Sellers may offer incentives or lower prices to encourage sales, giving buyers better opportunities to negotiate favourable terms.
What factors create a seller’s market?
A seller’s market arises when demand for properties exceeds supply, giving sellers the upper hand in negotiations. Factors that contribute to a seller’s market include low interest rates, a growing population, strong local economy, attractive amenities, and limited housing inventory.
In this situation, properties often sell quickly and may receive multiple offers, which can drive up prices and create bidding wars.
How can I determine if it’s a buyer or seller’s market?
To determine the current market conditions, consider factors such as the number of homes for sale, the average days on the market, and the sale price to listing price ratio. A high inventory of properties, longer days on the market, and lower sale prices compared to listing prices indicate a buyer’s market.
On the other hand, a low inventory, shorter days on the market, and higher sale prices compared to listing prices suggest a seller’s market.
What strategies work best for buyers in a seller’s market?
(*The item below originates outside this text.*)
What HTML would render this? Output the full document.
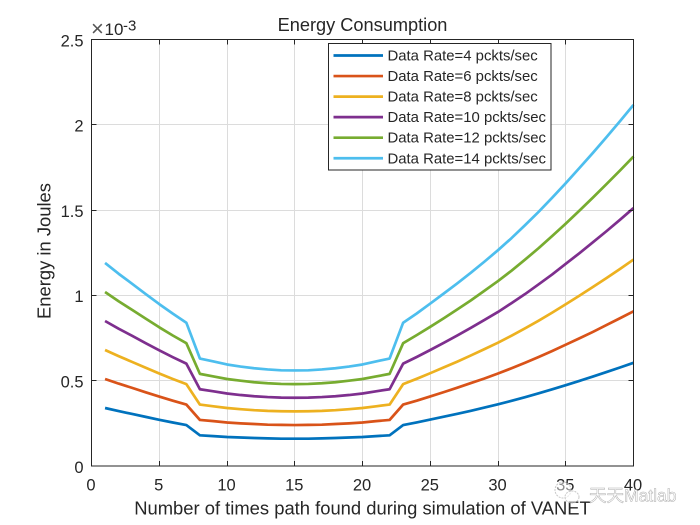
<!DOCTYPE html>
<html>
<head>
<meta charset="utf-8">
<style>
html,body{margin:0;padding:0;background:#fff;width:700px;height:525px;overflow:hidden}
svg{display:block}
text{font-family:"Liberation Sans",Arial,sans-serif;fill:#262626}
</style>
</head>
<body>
<svg id="chart" width="700" height="525" viewBox="0 0 700 525" xmlns="http://www.w3.org/2000/svg">
  <rect x="0" y="0" width="700" height="525" fill="#fff"/>
  <g id="grid"></g>
  <g id="lines"></g>
  <g id="axes"></g>
  <g id="legend"></g>
  <g opacity="0.8">
    <ellipse cx="563" cy="490" rx="8" ry="8" fill="#fff" fill-opacity="0.6" stroke="#bbb" stroke-width="1" stroke-dasharray="2 1"/>
    <ellipse cx="572" cy="497" rx="7" ry="6" fill="#fff" fill-opacity="0.6" stroke="#bbb" stroke-width="1" stroke-dasharray="2 1"/>
    <text x="589" y="501.5" font-size="17.5" style="font-family:'Liberation Sans','Noto Sans CJK SC',sans-serif;fill:#fff;stroke:#999;stroke-width:0.5px">天天Matlab</text>
  </g>
</svg>
<script>
var xDomain = [0, 40];
var yDomain = [0, 2.5];
var xTicks = [0, 5, 10, 15, 20, 25, 30, 35, 40];
var yTicks = [0, 0.5, 1, 1.5, 2, 2.5];
var yTickLabels = ['0', '0.5', '1', '1.5', '2', '2.5'];
var pathCounts = [1,2,3,4,5,6,7,8,9,10,11,12,13,14,15,16,17,18,19,20,21,22,23,24,25,26,27,28,29,30,31,32,33,34,35,36,37,38,39,40];
var rate4 = [.340,.322,.305,.288,.271,.255,.240,.180,.175,.170,.167,.164,.162,.160,.160,.160,.162,.164,.167,.170,.175,.180,.240,.2555,.272,.2888,.306,.3238,.3423,.3613,.3818,.4033,.4258,.4493,.4738,.4988,.5243,.5505,.5773,.6048];
var rate6 = [.510,.483,.458,.432,.407,.383,.360,.270,.263,.255,.250,.246,.242,.241,.240,.241,.242,.246,.250,.255,.263,.270,.360,.383,.408,.433,.459,.486,.513,.542,.573,.605,.639,.674,.711,.748,.786,.826,.866,.907];
var rate8 = [.680,.644,.610,.576,.542,.510,.480,.360,.350,.340,.333,.327,.323,.321,.320,.321,.323,.327,.333,.340,.350,.360,.480,.511,.544,.578,.612,.648,.685,.723,.764,.807,.852,.899,.948,.998,1.049,1.101,1.155,1.210];
var rate10 = [.850,.805,.763,.720,.678,.638,.600,.450,.438,.425,.416,.409,.404,.401,.400,.401,.404,.409,.416,.425,.438,.450,.600,.639,.680,.722,.765,.810,.856,.903,.955,1.008,1.065,1.123,1.185,1.247,1.311,1.376,1.443,1.512];
var rate12 = [1.020,.966,.915,.864,.813,.765,.720,.540,.525,.510,.500,.491,.485,.481,.480,.481,.485,.491,.500,.510,.525,.540,.720,.767,.816,.866,.918,.971,1.027,1.084,1.145,1.210,1.277,1.348,1.421,1.496,1.573,1.652,1.732,1.814];
var rate14 = [1.190,1.127,1.068,1.008,.949,.893,.840,.630,.613,.595,.583,.573,.566,.561,.560,.561,.566,.573,.583,.595,.613,.630,.840,.894,.952,1.011,1.071,1.133,1.198,1.265,1.336,1.412,1.490,1.573,1.658,1.746,1.835,1.927,2.021,2.117];
var seriesValues = [rate4, rate6, rate8, rate10, rate12, rate14];
var seriesLabels = ['Data Rate=4 pckts/sec', 'Data Rate=6 pckts/sec', 'Data Rate=8 pckts/sec', 'Data Rate=10 pckts/sec', 'Data Rate=12 pckts/sec', 'Data Rate=14 pckts/sec'];
var seriesNames = ['rate-4', 'rate-6', 'rate-8', 'rate-10', 'rate-12', 'rate-14'];
var seriesColors = ['#0072bd', '#d95319', '#edb120', '#7e2f8e', '#77ac30', '#4dbeee'];

var NS = 'http://www.w3.org/2000/svg';
var L = 91.5, R = 633.5, T = 39.5, B = 466;
var INK = '#262626';
function sx(v) { return L + (v - xDomain[0]) / (xDomain[1] - xDomain[0]) * (R - L); }
function sy(v) { return B - (v - yDomain[0]) / (yDomain[1] - yDomain[0]) * (B - T); }
function mk(tag, attrs, parent, txt) {
  var el = document.createElementNS(NS, tag);
  for (var k in attrs) el.setAttribute(k, attrs[k]);
  if (txt !== undefined) el.textContent = txt;
  parent.appendChild(el);
  return el;
}
var gridG = document.getElementById('grid');
var linesG = document.getElementById('lines');
var axesG = document.getElementById('axes');
var legendG = document.getElementById('legend');

xTicks.forEach(function (t) {
  var x = Math.round(sx(t) - 0.5) + 0.5;
  if (t !== xDomain[0] && t !== xDomain[1]) {
    var g = mk('line', {x1: x, x2: x, y1: T, y2: B, stroke: '#dcdcdc', 'stroke-width': 1}, gridG);
    
    
    var t1 = mk('line', {x1: x, x2: x, y1: B, y2: B - 5, stroke: INK, 'stroke-width': 1}, axesG);
    
    
    var t2 = mk('line', {x1: x, x2: x, y1: T, y2: T + 5, stroke: INK, 'stroke-width': 1}, axesG);
    
    
  }
  var lab = mk('text', {x: sx(t) - 0.5, y: 490.5, 'font-size': 16.5, 'text-anchor': 'middle'}, axesG, String(t));
  
  
});
yTicks.forEach(function (t, i) {
  var y = Math.round(sy(t) - 0.5) + 0.5;
  if (t !== yDomain[0] && t !== yDomain[1]) {
    var g = mk('line', {x1: L, x2: R, y1: y, y2: y, stroke: '#dcdcdc', 'stroke-width': 1}, gridG);
    
    
    var t1 = mk('line', {x1: L, x2: L + 5, y1: y, y2: y, stroke: INK, 'stroke-width': 1}, axesG);
    
    
    var t2 = mk('line', {x1: R, x2: R - 5, y1: y, y2: y, stroke: INK, 'stroke-width': 1}, axesG);
    
    
  }
  var lab = mk('text', {x: 83.5, y: sy(t) + 6.8, 'font-size': 16.5, 'text-anchor': 'end'}, axesG, yTickLabels[i]);
  
  
});

seriesValues.forEach(function (vals, i) {
  var pts = vals.map(function (v, j) { return sx(pathCounts[j]).toFixed(2) + ',' + sy(v).toFixed(2); }).join(' ');
  var pl = mk('polyline', {points: pts, fill: 'none', stroke: seriesColors[i], 'stroke-width': 2.7, 'stroke-linejoin': 'round'}, linesG);
  
  
});

var box = mk('rect', {x: L, y: T, width: R - L, height: B - T, fill: 'none', stroke: INK, 'stroke-width': 1}, axesG);



var title = mk('text', {x: 362.5, y: 31, 'font-size': 18.2, 'text-anchor': 'middle'}, axesG, 'Energy Consumption');


var xTitle = mk('text', {x: 362.5, y: 514.5, 'font-size': 18.4, 'text-anchor': 'middle'}, axesG, 'Number of times path found during simulation of VANET');


var yTitle = mk('text', {x: 0, y: 0, 'font-size': 18.4, 'text-anchor': 'middle', transform: 'translate(50.5,251) rotate(-90)'}, axesG, 'Energy in Joules');



var expoX = mk('text', {x: 91, y: 36, 'font-size': 22, style: 'fill:#555'}, axesG, '×');


var expo = mk('text', {x: 104.5, y: 35, 'font-size': 17}, axesG, '10');


var expoPow = mk('text', {x: 123, y: 30.5, 'font-size': 15}, axesG, '-3');



var legBox = mk('rect', {x: 328.5, y: 43.5, width: 222.5, height: 126.5, fill: '#fff', stroke: INK, 'stroke-width': 1}, legendG);


seriesLabels.forEach(function (s, i) {
  var y = 55.5 + i * 20.55;
  var sw = mk('line', {x1: 333.5, x2: 383, y1: y, y2: y, stroke: seriesColors[i], 'stroke-width': 2.7}, legendG);
  
  
  var lb = mk('text', {x: 387.5, y: y + 5, 'font-size': 14.9}, legendG, s);
  
  
});
</script>
</body>
</html>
In a seller’s market, buyers should be prepared to move quickly and make competitive offers. This may include obtaining pre-approval for a mortgage, being flexible with contract terms, and offering a higher deposit.
It’s also critical to work closely with a knowledgeable real estate agent who can provide valuable insights into the local market and help buyers identify opportunities.
How can sellers adapt to a buyer’s market?
Sellers can adapt to a buyer’s market by pricing their property competitively, ensuring it’s in excellent condition, and marketing it effectively. This may involve investing in minor improvements or staging, providing professional photos and virtual tours, and engaging an experienced real estate agent to reach a wider audience.
Sellers should also be open to negotiating and offering incentives, such as covering closing costs or providing a home warranty, to make their property more appealing to prospective buyers.